The present debt limit is $14.3 trillion, and total outstanding debt subject to the limit currently stands at just under $14 trillion. Given that policymakers don’t have the will to cut spending immediately in order to keep the debt from hitting the limit, a political battle over raising it is unfolding.


The Obama administration is basically warning that congressional (i.e., Republican) intransigence over raising the limit could potentially lead to the federal government defaulting on its debt, because it needs to borrow money in order to make its debt payments. Treasury Secretary Tim Geithner warned Congress that failing to increase the limit would result in “catastrophic economic consequences that would last for decades.” The president’s chief economic adviser, Austan Goolsbee, warned Congress not to “play chicken” over whether to raise the debt limit, as failing to do so would cause “a worse financial economic crisis than anything we saw in 2008… This is not a game. The debt ceiling is not something to toy with.”


Back in 2006, then-Senator Barack Obama apparently wasn’t concerned about the “catastrophic economic consequences” when he voted against raising the debt limit. ABC News recalls Obama’s stated reason for his “no” vote:

The fact that we are here today to debate raising America’s debt limit is a sign of leadership failure,” he said on March 16, 2006. “Leadership means that ‘the buck stops here.’ Instead, Washington is shifting the burden of bad choices today onto the backs of our children and grandchildren. America has a debt problem and a failure of leadership. Americans deserve better. I therefore intend to oppose the effort to increase America’s debt limit.

That’s actually well stated, although we now know that Obama’s own failure of leadership is also “shifting the burden of bad choices today onto the backs of our children and grandchildren.”


The president’s press secretary says that Obama voted against raising the debt limit because the outcome wasn’t in doubt and “to make a point about needing to get serious about fiscal discipline.” While the revelation is as unsurprising as it is cynical, it demonstrates that the debate over raising the debt limit is mainly driven by politics.


I strongly doubt that the Republicans will ultimately take actions that lead to the federal government defaulting on the debt. They’re simply using the debt limit issue to make political hay over the administration’s fiscal failures, just as Obama did when he was in the Senate and fiscal policy was being made by Republicans.


The never-ending political posturing by both parties when it comes to raising the debt limit has caused some commentators and budget analysts to suggest that Congress should just do away with the limit altogether. They argue that the political brinkmanship simply isn’t worth the risk to the country’s economic well-being.


I believe that forcing policymakers to spar publicly over fiscal policy is healthy, especially at a time when analysts generally agree that the country is headed toward an economic catastrophe if Washington’s mounting debt isn’t brought under control. The country’s economic well-being is already at risk, so I don’t see what there is to be gained from scrapping a tool, albeit a politicized one, that focuses needed attention on a serious problem.

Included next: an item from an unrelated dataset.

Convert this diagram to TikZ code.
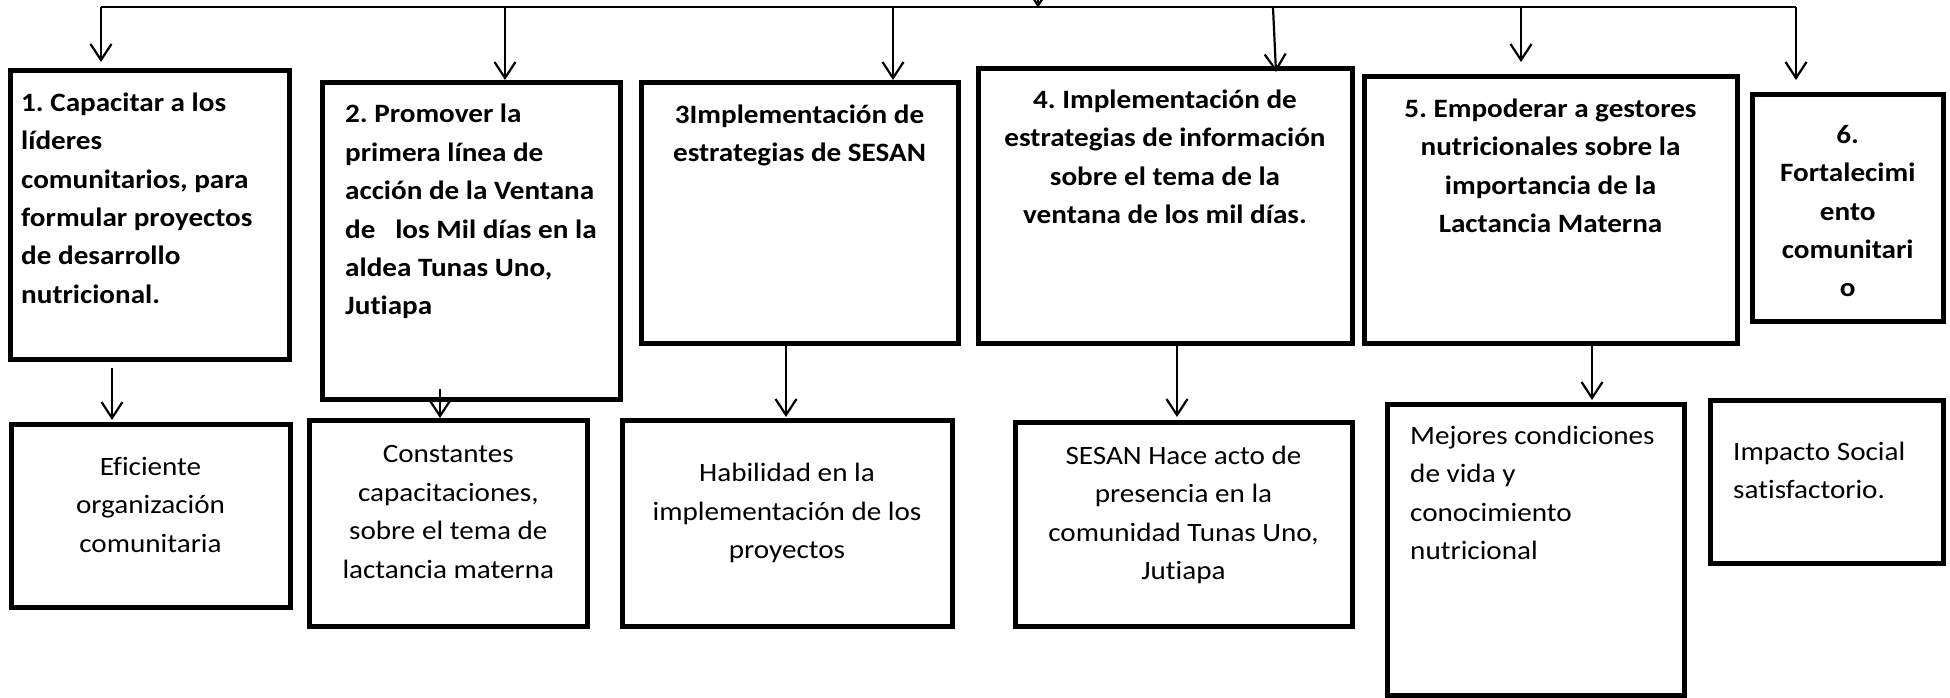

A 2005 paper by Prof. Anita Krishnakumar is similarly supportive:

First, the statute is the last remnant of congressional control or accountability over the national debt—and the primary vehicle through which Congress fulfills its constitutional obligations under Article 1, Section 8 to oversee the borrowing and payment of the public debt. Second, the debt limit statute encourages legislators to consider the interests of the general public and future generations, rather than those of special interests, and thus acts as an important institutional check on party and interest group politics.


As this Article details, the general budget process is party- and interest-group dominated, and involves numerous competing concerns and aggregate figures, among which the annual deficit (borrowing) figure and the status of national debt are only one [sic] of many concerns. Within this framework, debt limit increase bills provide an independent and focused opportunity for Congress to step back and consider the consequences of its deficit-spending decisions, to evaluate its fiscal policies, and even to implement fiscal reform if it decides that it has been borrowing too much too fast.

Krishnakumar concludes that although the debt limit requirement is “far from perfect,” the “criticisms leveled against the statute … are both exaggerated and misdirected.”


In sum, the federal government is not going to default on its debt obligations in the coming months because of a failure to raise the debt limit. The real intrigue is the political gamesmanship that a vote to raise the debt limit will engender. In this regard, Republicans should use the vote as an opportunity to press the administration for budgetary reforms that address a potentially ruinous debt burden that has been driven by the profligate spending policies of both parties.